Ramen, udon, and soba are the three main wheat-based noodle dishes found across Japan. While the origins of the first two are unclear, soba finds its origins in Tokyo as a dish that balanced the Japanese’s love of white rice.
Throughout Tokyo, you’ll find excellent restaurants offering all three dishes. Soba can be served in a bowl of hot noodle soup, or cold on a separate bamboo tray (our favourite).
Dip the cold noodles into a cup of sweetened soy sauce with mirin and dashi and remember to slurp loudly – it’s a Japanese etiquette that shows you’re enjoying your noodles.
Tempura – fried seafood or vegetables – is perhaps the tastiest accompaniment to either hot or cold soba.
This fish-shaped waffle is a favourite in Japanese street food. Luckily, Tokyo has plenty of small bakeries offering them.
Taiyaki is essentially a waffle with a variety of sweet fillings that originated in Meiji-Era Tokyo.
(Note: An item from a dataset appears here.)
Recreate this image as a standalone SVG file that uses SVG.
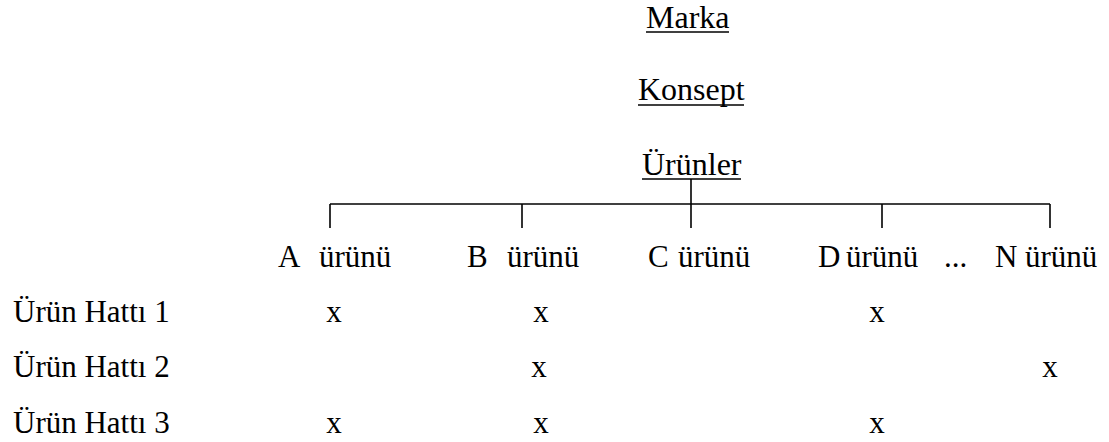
<svg xmlns="http://www.w3.org/2000/svg" width="1109" height="442" viewBox="0 0 1109 442">
  <style>
    text { font-family: "Liberation Serif", "Times New Roman", serif; fill: #000; }
    .head { font-size: 32px; }
    .lbl { font-size: 31px; }
    .ul { stroke: #000; stroke-width: 1.6; }
    .tree { stroke: #000; stroke-width: 1.6; fill: none; }
  </style>
  <rect width="1109" height="442" fill="#fff"/>

  <!-- hierarchy headings -->
  <g id="marka">
    <text class="head" x="646" y="28">Marka</text>
    <line class="ul" x1="646" y1="32" x2="729" y2="32"/>
  </g>
  <g id="konsept">
    <text class="head" x="638" y="100">Konsept</text>
    <line class="ul" x1="638" y1="105" x2="744" y2="105"/>
  </g>
  <g id="urunler">
    <text class="head" x="642" y="175">Ürünler</text>
    <line class="ul" x1="642" y1="179" x2="741" y2="179"/>
  </g>

  <!-- branching lines -->
  <g id="connectors">
    <line class="tree" x1="691" y1="179" x2="691" y2="228"/>
    <line class="tree" x1="330" y1="204" x2="1050" y2="204"/>
    <line class="tree" x1="330" y1="204" x2="330" y2="228"/>
    <line class="tree" x1="522" y1="204" x2="522" y2="228"/>
    <line class="tree" x1="882" y1="204" x2="882" y2="228"/>
    <line class="tree" x1="1050" y1="204" x2="1050" y2="228"/>
  </g>

  <!-- product columns -->
  <g id="urun-a"><text class="lbl" y="267"><tspan x="278">A</tspan><tspan x="319">ürünü</tspan></text></g>
  <g id="urun-b"><text class="lbl" y="267"><tspan x="467">B</tspan><tspan x="507">ürünü</tspan></text></g>
  <g id="urun-c"><text class="lbl" y="267"><tspan x="648">C</tspan><tspan x="678">ürünü</tspan></text></g>
  <g id="urun-d"><text class="lbl" y="267"><tspan x="818">D</tspan><tspan x="846">ürünü</tspan></text></g>
  <g id="ellipsis"><text class="lbl" x="944" y="267">...</text></g>
  <g id="urun-n"><text class="lbl" y="267"><tspan x="995">N</tspan><tspan x="1025">ürünü</tspan></text></g>

  <!-- product lines -->
  <g id="hat-1">
    <text class="lbl" x="13" y="322">Ürün Hattı 1</text>
    <text class="lbl" x="334" y="322" text-anchor="middle">x</text>
    <text class="lbl" x="541" y="322" text-anchor="middle">x</text>
    <text class="lbl" x="877" y="322" text-anchor="middle">x</text>
  </g>
  <g id="hat-2">
    <text class="lbl" x="13" y="377">Ürün Hattı 2</text>
    <text class="lbl" x="539" y="377" text-anchor="middle">x</text>
    <text class="lbl" x="1050" y="377" text-anchor="middle">x</text>
  </g>
  <g id="hat-3">
    <text class="lbl" x="13" y="433">Ürün Hattı 3</text>
    <text class="lbl" x="334" y="433" text-anchor="middle">x</text>
    <text class="lbl" x="541" y="433" text-anchor="middle">x</text>
    <text class="lbl" x="877" y="433" text-anchor="middle">x</text>
  </g>
</svg>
In terms of fillings, they come in azuki beans, custard and chocolate as the most popular.
Perhaps a nod to the recent trend of cronuts, a popular variation is the so-called croissant taiyaki. As the name suggests, they are taiyaki with a very crispy croissant outer layer.
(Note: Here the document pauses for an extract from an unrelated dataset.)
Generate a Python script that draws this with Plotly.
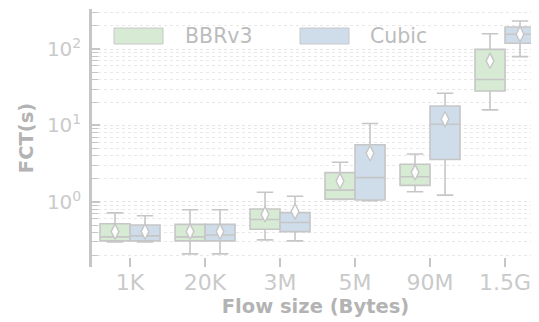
import plotly.graph_objects as go

categories = ["1K", "20K", "3M", "5M", "90M", "1.5G"]

bbr_lower = [0.30, 0.21, 0.32, 1.08, 1.36, 16.0]
bbr_q1 = [0.31, 0.31, 0.44, 1.09, 1.65, 28.2]
bbr_median = [0.35, 0.35, 0.59, 1.43, 2.14, 40.0]
bbr_q3 = [0.52, 0.51, 0.81, 2.42, 3.11, 99.0]
bbr_upper = [0.72, 0.79, 1.34, 3.3, 4.24, 158.0]
bbr_mean = [0.41, 0.41, 0.69, 1.88, 2.44, 70.0]

cubic_lower = [0.30, 0.21, 0.31, 1.04, 1.23, 79.6]
cubic_q1 = [0.31, 0.31, 0.41, 1.06, 3.6, 119.0]
cubic_median = [0.36, 0.37, 0.54, 2.08, 10.4, 156.0]
cubic_q3 = [0.50, 0.51, 0.725, 5.6, 18.0, 194.0]
cubic_upper = [0.66, 0.79, 1.19, 10.6, 26.4, 232.0]
cubic_mean = [0.41, 0.41, 0.75, 4.33, 12.1, 156.0]

series_names = ["BBRv3", "Cubic"]
ytick_vals = [1, 10, 100]
ytick_text = ["10<sup>0</sup>", "10<sup>1</sup>", "10<sup>2</sup>"]

GREEN = "rgb(214,234,212)"
BLUE = "rgb(207,221,235)"
EDGE = "#c6c6c6"
TICKC = "#cacaca"
TITLEC = "#b3b3b3"
FONT = "DejaVu Sans"

idx = list(range(len(categories)))
x_bbr = [i - 0.2 for i in idx]
x_cub = [i + 0.2 for i in idx]

fig = go.Figure()

for xs, lo, q1, med, q3, up, col, name in [
    (x_bbr, bbr_lower, bbr_q1, bbr_median, bbr_q3, bbr_upper, GREEN, series_names[0]),
    (x_cub, cubic_lower, cubic_q1, cubic_median, cubic_q3, cubic_upper, BLUE, series_names[1]),
]:
    fig.add_trace(go.Box(
        x=xs, q1=q1, median=med, q3=q3, lowerfence=lo, upperfence=up,
        width=0.4, whiskerwidth=0.55, fillcolor=col,
        line=dict(color=EDGE, width=1.6), name=name, showlegend=False,
        boxpoints=False, hoverinfo="skip",
    ))

for xs, mn in [(x_bbr, bbr_mean), (x_cub, cubic_mean)]:
    fig.add_trace(go.Scatter(
        x=xs, y=mn, mode="markers", showlegend=False, hoverinfo="skip",
        marker=dict(symbol="diamond-tall", size=11, color="white",
                    line=dict(color=EDGE, width=1.4)),
    ))

minor_vals = [k * 10 ** e for e in range(-1, 3) for k in range(2, 10) if 0.15 < k * 10 ** e < 330]

# page has an 8px body margin: figure is drawn from (8, 8)
fig.update_layout(
    width=531, height=314,
    margin=dict(l=84, r=0, t=1, b=55, autoexpand=False),
    paper_bgcolor="white", plot_bgcolor="white",
    font=dict(family=FONT, color=TICKC),
    showlegend=False,
)

fig.update_xaxes(
    range=[-0.507, 5.453], automargin=False,
    tickmode="array", tickvals=idx, ticktext=categories,
    ticks="inside", ticklen=9, tickwidth=1.5, tickcolor=EDGE,
    showline=False, showgrid=False, zeroline=False,
    tickfont=dict(family=FONT, size=22, color=TICKC),
    ticklabelstandoff=0,
    title=dict(text="<b>Flow size (Bytes)</b>", font=dict(family=FONT, size=19.5, color=TITLEC), standoff=2),
)

fig.update_yaxes(
    type="log", range=[-0.85, 2.523], automargin=False,
    tickmode="array", tickvals=ytick_vals, ticktext=ytick_text,
    ticks="inside", ticklen=8, tickwidth=1.5, tickcolor=EDGE,
    showline=True, linecolor=EDGE, linewidth=2.5,
    showgrid=True, gridcolor="#e4e4e4", griddash="dot", gridwidth=1,
    zeroline=False,
    tickfont=dict(family=FONT, size=20, color=TICKC),
    ticklabelstandoff=4,
    minor=dict(tickmode="array", tickvals=minor_vals, ticks="inside", ticklen=6,
               tickwidth=1.2, tickcolor=EDGE, showgrid=True, gridcolor="#e8e8e8",
               griddash="dot", gridwidth=1),
    title=dict(text="<b>FCT(s)</b>", font=dict(family=FONT, size=19.5, color=TITLEC), standoff=9),
)

# legend (manual, in paper coordinates; arguments are page pixels)
def px_x(p):
    return (p - 92) / 447

def px_y(p):
    return (267 - p) / 258

for x0, x1, col, tx, name in [(114, 163, GREEN, 183, series_names[0]), (300, 349, BLUE, 368, series_names[1])]:
    fig.add_shape(type="rect", xref="paper", yref="paper",
                  x0=px_x(x0), x1=px_x(x1), y0=px_y(44), y1=px_y(28),
                  fillcolor=col, line=dict(color="#c8c8c8", width=1))
    fig.add_annotation(xref="paper", yref="paper", x=px_x(tx), y=px_y(36),
                       xanchor="left", yanchor="middle", showarrow=False,
                       text=name, font=dict(family=FONT, size=20.5, color="#bcbcbc"))

fig.add_shape(type="line", xref="paper", yref="paper", x0=px_x(531), x1=px_x(539),
              y0=px_y(319), y1=px_y(319), line=dict(color="#555555", width=1.5))

fig.write_html("out.html")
Design trends have also created new characters outside the traditional fish-shape of the taiyaki like this adorable panda and the inescapable Hello Kitty.
Green tea (or matcha) is one of Japan's most famous products and the locals sure do love using it in a variety of sweets, snacks and confectioneries.
There are matcha cookies, matcha croissant, matcha oreos… many bakeries, shops and even supermarkets offer some kind of matcha-based delight to enjoy for a short break in a nearby park.
In summer, one of the best ways to enjoy matcha is as an ice-cream, and the richest matcha ice-cream happens to be at the tea store Suzukien in Tokyo’s own Asakusa district.
With the highest quality unagi (freshwater eel in Japanese) just around the corner in Shizuoka Prefecture, there are plenty of unagi restaurants to choose from. In the dish una-don –another one originating from Tokyo – grilled fillets of unagi with a caramelised, sweetened soy-based sauce is placed over a bed of steamed white rice.
Don’t be weirded out by the fact that it’s eel. Una-don is truly one of those must-try-foods. You may also have a hard time trying to find it done authentically outside Japan too, so try it while you’re here.
Many restaurants treat their unagi sauce as a source of pride and is often a close-guarded family secret!
Foreign cuisine in Japan is not entirely foreign – it might be more accurate to call it Fusion Cuisine. These dishes are almost always altered to meet the tastes and demands of Japanese customers, making even a dish like spaghetti or curry (a local favourite) an entirely different, Japan-only dish.
The Kagurazaka district has many French restaurants recommended by both Japanese and French chefs.
If you prefer to stick to Asian food, Yokohama’s Chinatown is a great place to check out the delicious, slightly tweaked, Chinese cuisine.